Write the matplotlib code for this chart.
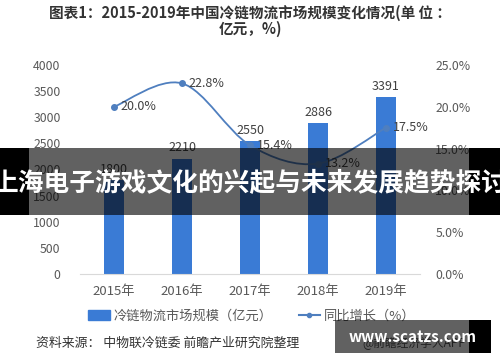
import matplotlib
matplotlib.use("Agg")
import matplotlib.pyplot as plt
from matplotlib.patches import Rectangle, PathPatch
from matplotlib.path import Path
from matplotlib.lines import Line2D
import numpy as np

plt.rcParams['font.family'] = ['Noto Sans CJK SC', 'DejaVu Sans']

years = ["2015年", "2016年", "2017年", "2018年", "2019年"]
market = [1800, 2210, 2550, 2886, 3391]
growth = [20.0, 22.8, 15.4, 13.2, 17.5]
left_ticks = [0, 500, 1000, 1500, 2000, 2500, 3000, 3500, 4000]
right_ticks = [0, 5, 10, 15, 20, 25]

title = "图表1：2015-2019年中国冷链物流市场规模变化情况(单 位 ：\n亿元，%)"
banner = "上海电子游戏文化的兴起与未来发展趋势探讨"
source = "资料来源： 中物联冷链委 前瞻产业研究院整理"

W, H = 500, 362
fig = plt.figure(figsize=(5, 3.62), dpi=100)
ax = fig.add_axes([80 / W, 1 - 274 / H, 340 / W, 209 / H])
ax2 = ax.twinx()

bar_color = "#3a7bd5"
line_color = "#4f7fbf"
text_gray = "#595959"

x = np.arange(len(years))
ax.bar(x, market, width=0.3, color=bar_color, zorder=2)
for xi, v in zip(x, market):
    ax.text(xi, v + 80, str(v), ha="center", va="bottom", fontsize=9, color="#404040")

ax.set_xlim(-0.5, len(years) - 0.5)
ax.set_ylim(0, 4000)
ax.set_yticks(left_ticks)
ax.set_yticklabels([str(t) for t in left_ticks])
ax.set_xticks(x)
ax.set_xticklabels(years)
ax.tick_params(axis="y", length=0, labelsize=8.8, colors=text_gray, pad=14)
ax.tick_params(axis="x", length=0, labelsize=9.5, colors=text_gray, pad=8)
for s in ["top", "right", "left"]:
    ax.spines[s].set_visible(False)
ax.spines["bottom"].set_color("#d9d9d9")

# smooth line via Catmull-Rom -> Bezier
g = np.array(growth) / 100.0
pts = np.column_stack([x, g])
verts = [tuple(pts[0])]
codes = [Path.MOVETO]
n = len(pts)
for i in range(n - 1):
    p0 = pts[i - 1] if i > 0 else pts[i]
    p1 = pts[i]
    p2 = pts[i + 1]
    p3 = pts[i + 2] if i + 2 < n else pts[i + 1]
    c1 = p1 + (p2 - p0) / 6.0
    c2 = p2 - (p3 - p1) / 6.0
    verts += [tuple(c1), tuple(c2), tuple(p2)]
    codes += [Path.CURVE4] * 3
ax2.add_patch(PathPatch(Path(verts, codes), facecolor="none", edgecolor=line_color, lw=1.3, zorder=3))
ax2.plot(x, g, "o", color=line_color, ms=4, zorder=4)
for xi, gi, v in zip(x, g, growth):
    ax2.annotate(f"{v:.1f}%", (xi, gi), xytext=(5, 0), textcoords="offset points",
                 ha="left", va="center", fontsize=9, color="#404040")

ax2.set_ylim(0, 0.25)
ax2.set_yticks([t / 100 for t in right_ticks])
ax2.set_yticklabels([f"{t:.1f}%" for t in right_ticks])
ax2.tick_params(axis="y", length=0, labelsize=8.8, colors=text_gray, pad=11)
for s in ["top", "right", "left", "bottom"]:
    ax2.spines[s].set_visible(False)

# legend
handles = [Rectangle((0, 0), 1, 1, color=bar_color),
           Line2D([0], [0], color=line_color, lw=1.5, marker="o", ms=3)]
labels = ["冷链物流市场规模（亿元）", "同比增长（%）"]
fig.legend(handles, labels, loc="center", bbox_to_anchor=(252 / W, 1 - 316 / H), ncol=2,
           frameon=False, fontsize=9.5, labelcolor=text_gray, handlelength=1.6,
           handleheight=0.7, columnspacing=2.0, handletextpad=0.3)

fig.text(250 / W, 1 - 21 / H, title, ha="center", va="center", fontsize=10.5,
         fontweight="bold", color="#333333", linespacing=1.0)
fig.text(36 / W, 1 - 343 / H, source, ha="left", va="center", fontsize=9.3, color="#333333")
fig.text(362 / W, 1 - 343 / H, "@前瞻经济学人APP", ha="left", va="center", fontsize=8.5, color="#555555")

# overlay banner
fig.patches.append(Rectangle((0, 1 - 215 / H), 29 / W, 67 / H, transform=fig.transFigure,
                             facecolor="black", edgecolor="none", zorder=5))
fig.patches.append(Rectangle((469 / W, 1 - 215 / H), 31 / W, 67 / H, transform=fig.transFigure,
                             facecolor="black", edgecolor="none", zorder=5))
fig.patches.append(Rectangle((29 / W, 1 - 215 / H), 440 / W, 67 / H, transform=fig.transFigure,
                             facecolor="black", edgecolor="none", alpha=0.62, zorder=6))
fig.text(0.5, 1 - 184 / H, banner, ha="center", va="center", fontsize=18.5, fontweight="bold",
         color="white", zorder=10)

# watermark box
fig.patches.append(Rectangle((469 / W, 1 - 353 / H), 22 / W, 33 / H, transform=fig.transFigure,
                             facecolor="black", edgecolor="none", zorder=5))
fig.patches.append(Rectangle((335 / W, 1 - 353 / H), 134 / W, 33 / H, transform=fig.transFigure,
                             facecolor="black", edgecolor="none", alpha=0.62, zorder=6))
fig.text(413 / W, 1 - 337 / H, "www.scatzs.com", ha="center", va="center", fontsize=11,
         fontweight="bold", color="white", zorder=10)

fig.savefig("out.png", dpi=100)
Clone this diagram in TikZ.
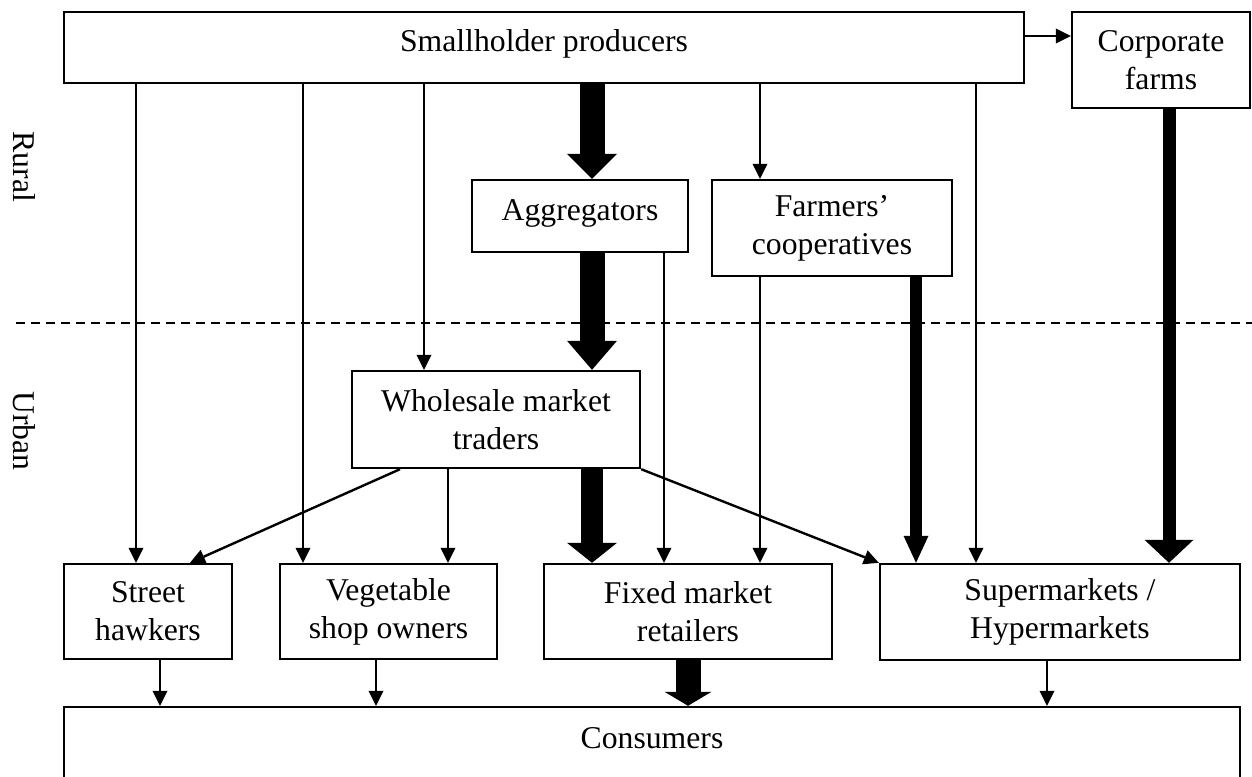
\documentclass[tikz,border=0pt]{standalone}
\usepackage{fontspec}
\setmainfont{Liberation Serif}
\usetikzlibrary{arrows.meta}
\begin{document}
\begin{tikzpicture}[x=1pt,y=-1pt,
  box/.style={draw, line width=2.4pt, align=center, inner sep=0pt, font=\fontsize{31.7}{38}\selectfont},
  oneline/.style={text height=22pt, text depth=13pt},
  conn/.style={line width=2.4pt, -{Triangle[width=15pt,length=15pt,line width=0pt]}},
  fat/.style n args={3}{line width=#1pt, -{Triangle[width=#2pt,length=#3pt,line width=0pt]}},
  side/.style={rotate=-90, inner sep=0pt, font=\fontsize{31.7}{38}\selectfont},
  divider/.style={line width=2.3pt, dash pattern=on 9pt off 6pt}]
\clip (0,0) rectangle (1252,776);
% boxes
\node[box,oneline,minimum width=960pt,minimum height=71pt] (sp) at (544,47.5) {Smallholder producers};
\node[box,minimum width=178pt,minimum height=96pt] (cf) at (1161,60) {Corporate\\farms};
\node[box,oneline,minimum width=216pt,minimum height=72pt] (ag) at (580,216) {Aggregators};
\node[box,minimum width=240pt,minimum height=96pt] (fc) at (832,228) {Farmers’\\cooperatives};
\node[box,minimum width=288pt,minimum height=97pt] (wm) at (496,419.5) {Wholesale market\\traders};
\node[box,minimum width=168pt,minimum height=95pt] (sh) at (148,611.5) {Street\\hawkers};
\node[box,minimum width=217pt,minimum height=95pt] (vs) at (388.5,611.5) {Vegetable\\shop owners};
\node[box,minimum width=288pt,minimum height=95pt] (fm) at (688,611.5) {Fixed market\\retailers};
\node[box,minimum width=360pt,minimum height=96pt] (sm) at (1060,612) {Supermarkets /\\Hypermarkets};
\node[box,oneline,minimum width=1176pt,minimum height=73pt] (co) at (652,743.5) {Consumers};
% side labels
\node[side] (rural) at (24,167) {Rural};
\node[side] (urban) at (24,431) {Urban};
% divider
\coordinate (dl) at (16,323);
\coordinate (dr) at (1252,323);
\draw[divider] (dl) -- (dr);
% helper x positions
\foreach \xx in {136,160,190,303,376,400,424,448,592,664,688,760,916,976,1047,1169}
  \coordinate (x\xx) at (\xx,0);
\coordinate (y36) at (0,36);
% thin connectors
\draw[conn] (sp.east |- y36) -- (cf.west |- y36);
\draw[conn] (sp.south -| x136) -- (sh.north -| x136);
\draw[conn] (sp.south -| x303) -- (vs.north -| x303);
\draw[conn] (sp.south -| x424) -- (wm.north -| x424);
\draw[conn] (sp.south -| x760) -- (fc.north -| x760);
\draw[conn] (sp.south -| x976) -- (sm.north -| x976);
\draw[conn] (ag.south -| x664) -- (fm.north -| x664);
\draw[conn] (fc.south -| x760) -- (fm.north -| x760);
\draw[conn] (wm.south -| x448) -- (vs.north -| x448);
\draw[conn] (wm.south -| x400) -- (sh.north -| x190);
\draw[conn] (wm.south east) -- (sm.north west);
\draw[conn] (sh.south -| x160) -- (co.north -| x160);
\draw[conn] (vs.south -| x376) -- (co.north -| x376);
\draw[conn] (sm.south -| x1047) -- (co.north -| x1047);
% thick connectors
\draw[fat={25}{50}{25}] (sp.south -| x592) -- (ag.north -| x592);
\draw[fat={25}{50}{29}] (ag.south -| x592) -- (wm.north -| x592);
\draw[fat={22}{50}{20}] (wm.south -| x592) -- (fm.north -| x592);
\draw[fat={25}{47}{14}] (fm.south -| x688) -- (co.north -| x688);
\draw[fat={12}{25}{27}] (fc.south -| x916) -- (sm.north -| x916);
\draw[fat={13}{49}{23}] (cf.south -| x1169) -- (sm.north -| x1169);
\end{tikzpicture}
\end{document}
- - -
> **WHAT YOU WILL DO**
Using the listing above, pull out all lines that hold the word "matplotlib".

> **EXPECTED ANSWER**
Write the matplotlib code for this chart.
import matplotlib
matplotlib.use("Agg")
import matplotlib.pyplot as plt
from matplotlib.patches import Rectangle, PathPatch
from matplotlib.path import Path
from matplotlib.lines import Line2D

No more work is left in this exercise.